Search databases are widely used in e-commerce (for product search), media (for content indexing), and customer support (for knowledge bases). They support functionalities such as full-text search, filtering, and faceted search, providing users with faster and more relevant search results.

7. Multi-Model and Wide Column Databases: The Rise of Versatility

As data requirements continue to evolve, there has been an increasing demand for databases that can handle multiple types of data within a single system. Multi-model databases, like ArangoDB and SurrealDB, support various data models (e.g., document, key-value, and graph) within a single engine, offering flexibility for applications with diverse data requirements.

Wide column stores, such as Cassandra and ScyllaDB, allow for highly scalable storage and retrieval of data with flexible schema designs, making them ideal for applications that need high write throughput and large data volumes.

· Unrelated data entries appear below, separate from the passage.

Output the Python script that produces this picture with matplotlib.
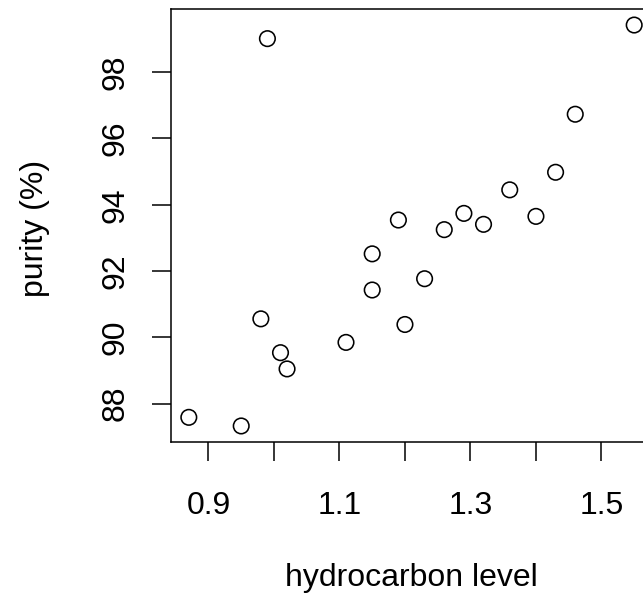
import matplotlib
matplotlib.use("Agg")
import matplotlib.pyplot as plt

hydrocarbon = [0.99, 1.02, 1.15, 1.29, 1.46, 1.36, 0.87, 1.23, 1.55, 1.40,
               1.19, 1.15, 0.98, 1.01, 1.11, 1.20, 1.26, 1.32, 1.43, 0.95]
purity = [99.01, 89.05, 91.43, 93.74, 96.73, 94.45, 87.59, 91.77, 99.42, 93.65,
          93.54, 92.52, 90.56, 89.54, 89.85, 90.39, 93.25, 93.41, 94.98, 87.33]

xticks = [0.9, 1.0, 1.1, 1.2, 1.3, 1.4, 1.5]
xlabels = ["0.9", "", "1.1", "", "1.3", "", "1.5"]
yticks = [88, 90, 92, 94, 96, 98]

plt.rcParams["font.family"] = ["Liberation Sans", "DejaVu Sans"]
fs = 23

fig = plt.figure(figsize=(6.43, 5.95), dpi=100)
ax = fig.add_axes([171 / 643, 153 / 595, 481 / 643, 433 / 595])

ax.scatter(hydrocarbon, purity, s=125, facecolors="none", edgecolors="black",
           linewidths=1.15)

xr = max(hydrocarbon) - min(hydrocarbon)
yr = max(purity) - min(purity)
ax.set_xlim(min(hydrocarbon) - 0.04 * xr, max(hydrocarbon) + 0.04 * xr)
ax.set_ylim(min(purity) - 0.04 * yr, max(purity) + 0.04 * yr)

ax.set_xticks(xticks)
ax.set_xticklabels(xlabels)
ax.set_yticks(yticks)
ax.set_yticklabels([str(v) for v in yticks], rotation=90, va="center")

ax.tick_params(axis="both", length=14, width=1.1, labelsize=fs, color="black")
ax.tick_params(axis="x", pad=21)
ax.tick_params(axis="y", pad=15)

for s in ax.spines.values():
    s.set_linewidth(1.1)
ax.spines["right"].set_visible(False)

fig.text(35 / 643, (595 - 228) / 595, "purity (%)", rotation=90,
         ha="center", va="center", fontsize=fs)
fig.text((171 + 481 / 2) / 643, (595 - 578) / 595, "hydrocarbon level",
         ha="center", va="center", fontsize=fs)

fig.savefig("out.png", dpi=100)
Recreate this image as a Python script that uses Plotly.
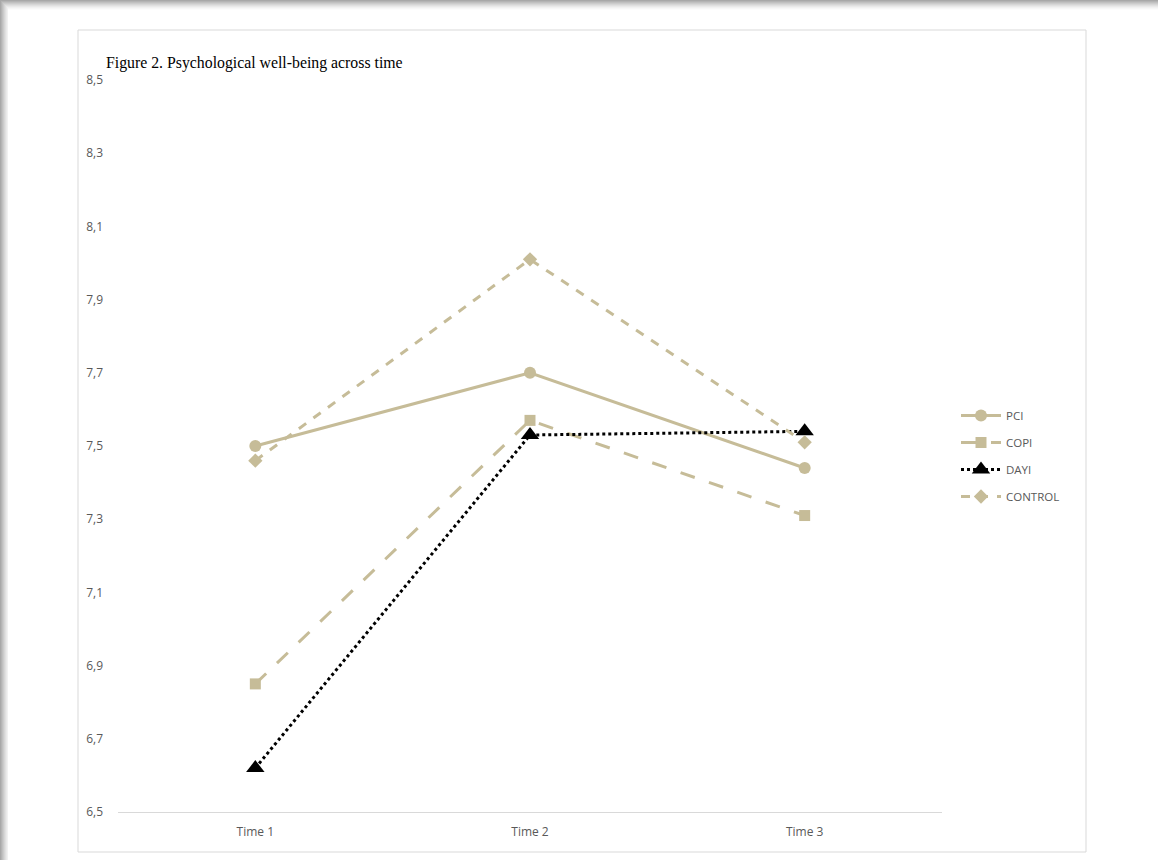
import plotly.graph_objects as go

categories = ["Time 1", "Time 2", "Time 3"]
pci = [7.50, 7.70, 7.44]
copi = [6.85, 7.57, 7.31]
dayi = [6.62, 7.53, 7.54]
control = [7.46, 8.01, 7.51]
y_ticks = [6.5, 6.7, 6.9, 7.1, 7.3, 7.5, 7.7, 7.9, 8.1, 8.3, 8.5]
y_labels = ["6,5", "6,7", "6,9", "7,1", "7,3", "7,5", "7,7", "7,9", "8,1", "8,3", "8,5"]
title_text = "Figure 2. Psychological well-being across time"

W, H = 1158, 860
L, R, T, B = 118, 942, 80, 812
tan = "#C6BC98"

def px(x):
    return (x - L) / (R - L)

def py(y):
    return (B - y) / (B - T)

xi = list(range(len(categories)))
fig = go.Figure()
fig.add_trace(go.Scatter(x=xi, y=pci, name="PCI", mode="lines+markers", legendgroup="a",
                         line=dict(color=tan, width=3), marker=dict(symbol="circle", size=12, color=tan)))
fig.add_trace(go.Scatter(x=xi, y=copi, name="COPI", mode="lines+markers", legendgroup="b",
                         line=dict(color=tan, width=3, dash="longdash"), marker=dict(symbol="square", size=11, color=tan)))
fig.add_trace(go.Scatter(x=xi, y=dayi, name="DAYI", mode="lines+markers", legendgroup="c",
                         line=dict(color="black", width=3, dash="dot"), marker=dict(symbol="triangle-up", size=16, color="black")))
fig.add_trace(go.Scatter(x=xi, y=control, name="CONTROL", mode="lines+markers", legendgroup="d",
                         line=dict(color=tan, width=3, dash="dash"), marker=dict(symbol="diamond", size=11, color=tan)))

shapes = []
greys = ["#a8a8a8", "#b4b4b4", "#c0c0c0", "#cbcbcb", "#d6d6d6", "#e0e0e0", "#e9e9e9", "#f1f1f1", "#f7f7f7", "#fcfcfc"]
for i, g in enumerate(greys):
    shapes.append(dict(type="rect", xref="paper", yref="paper", layer="below",
                       x0=px(i + 1 if i < 8 else 8), x1=px(W), y0=py(i), y1=py(i + 1),
                       fillcolor=g, line=dict(width=0)))
for i, g in enumerate(greys[:8]):
    shapes.append(dict(type="rect", xref="paper", yref="paper", layer="below",
                       x0=px(i), x1=px(i + 1), y0=py(i), y1=py(H),
                       fillcolor=g, line=dict(width=0)))
shapes.append(dict(type="rect", xref="paper", yref="paper", layer="below",
                   x0=px(78), x1=px(1086), y0=py(852), y1=py(30),
                   fillcolor="rgba(0,0,0,0)", line=dict(color="#D9D9D9", width=1)))

fig.update_layout(
    width=W, height=H,
    margin=dict(l=L, r=W - R, t=T, b=H - B),
    paper_bgcolor="white", plot_bgcolor="white",
    shapes=shapes,
    showlegend=True,
    legend=dict(x=px(956), y=py(401), xanchor="left", yanchor="top",
                font=dict(family="Open Sans", size=11.5, color="#595959"),
                traceorder="grouped", tracegroupgap=8, itemwidth=40,
                bgcolor="rgba(0,0,0,0)"),
    annotations=[dict(text=title_text, xref="paper", yref="paper", x=px(104), y=py(63),
                      xanchor="left", yanchor="middle", showarrow=False,
                      font=dict(family="Liberation Serif", size=15.8, color="black"))],
    xaxis=dict(range=[-0.5, 2.5], tickvals=xi, ticktext=categories, showgrid=False,
               showline=True, linecolor="#D9D9D9", linewidth=1, ticks="", zeroline=False,
               ticklabelstandoff=9,
               tickfont=dict(family="Open Sans", size=12, color="#595959")),
    yaxis=dict(range=[6.5, 8.5], tickvals=y_ticks, ticktext=y_labels, showgrid=False,
               showline=False, zeroline=False, ticks="", ticklabelstandoff=14,
               tickfont=dict(family="Open Sans", size=12, color="#595959")),
)
fig.write_html("out.html")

Conclusion: The Future of Databases – Unifying Transactional, Analytical, and AI-Driven Workloads

The database ecosystem today is a diverse array of specialized tools designed to meet specific needs across different domains, from transactional systems and big data analytics to AI-powered search. With advancements in hardware and cloud infrastructure, the lines between traditional RDBMS, NoSQL, and specialized databases are starting to blur, leading to platforms that aim to unify transactional, analytical, and contextual workloads within a single solution.

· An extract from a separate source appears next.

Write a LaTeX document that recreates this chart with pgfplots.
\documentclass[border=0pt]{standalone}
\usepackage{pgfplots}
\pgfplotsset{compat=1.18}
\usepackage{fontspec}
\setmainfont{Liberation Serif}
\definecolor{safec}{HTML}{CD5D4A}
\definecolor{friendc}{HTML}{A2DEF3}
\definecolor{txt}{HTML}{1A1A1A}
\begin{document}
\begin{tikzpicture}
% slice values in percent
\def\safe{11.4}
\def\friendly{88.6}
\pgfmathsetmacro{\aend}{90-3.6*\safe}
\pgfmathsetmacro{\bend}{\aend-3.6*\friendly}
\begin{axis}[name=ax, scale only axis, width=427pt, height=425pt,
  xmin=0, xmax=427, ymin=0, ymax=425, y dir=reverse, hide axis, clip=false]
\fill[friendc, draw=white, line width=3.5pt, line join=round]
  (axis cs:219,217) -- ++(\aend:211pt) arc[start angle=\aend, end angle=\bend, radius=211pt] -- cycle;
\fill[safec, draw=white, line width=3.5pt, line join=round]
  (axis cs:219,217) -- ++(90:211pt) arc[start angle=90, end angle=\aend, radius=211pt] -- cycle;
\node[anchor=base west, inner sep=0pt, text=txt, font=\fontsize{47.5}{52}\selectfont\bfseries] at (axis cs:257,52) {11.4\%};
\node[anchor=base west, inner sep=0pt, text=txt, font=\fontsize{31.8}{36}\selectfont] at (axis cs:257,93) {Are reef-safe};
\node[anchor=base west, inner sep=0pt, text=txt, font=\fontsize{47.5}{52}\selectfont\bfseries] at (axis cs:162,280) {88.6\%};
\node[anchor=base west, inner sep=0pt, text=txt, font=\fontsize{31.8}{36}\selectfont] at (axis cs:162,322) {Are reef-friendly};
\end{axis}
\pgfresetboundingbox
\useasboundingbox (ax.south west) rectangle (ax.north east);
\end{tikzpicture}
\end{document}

This evolution reflects an overarching trend in the tech landscape where businesses are looking for real-time insights, personalized experiences, and contextually relevant information. As more organizations adopt AI and machine learning, the role of databases in supporting AI-driven applications will continue to grow. The future likely holds even more integration and hybridization, enabling seamless transitions between structured and unstructured data, OLTP and OLAP processing, and traditional SQL and modern NoSQL capabilities.

In this diverse and ever-evolving database ecosystem, selecting the right database is no longer about choosing between SQL and NoSQL. Instead, it's about choosing the database that aligns best with specific use cases, scalability requirements, and the desired level of integration with analytics and AI capabilities.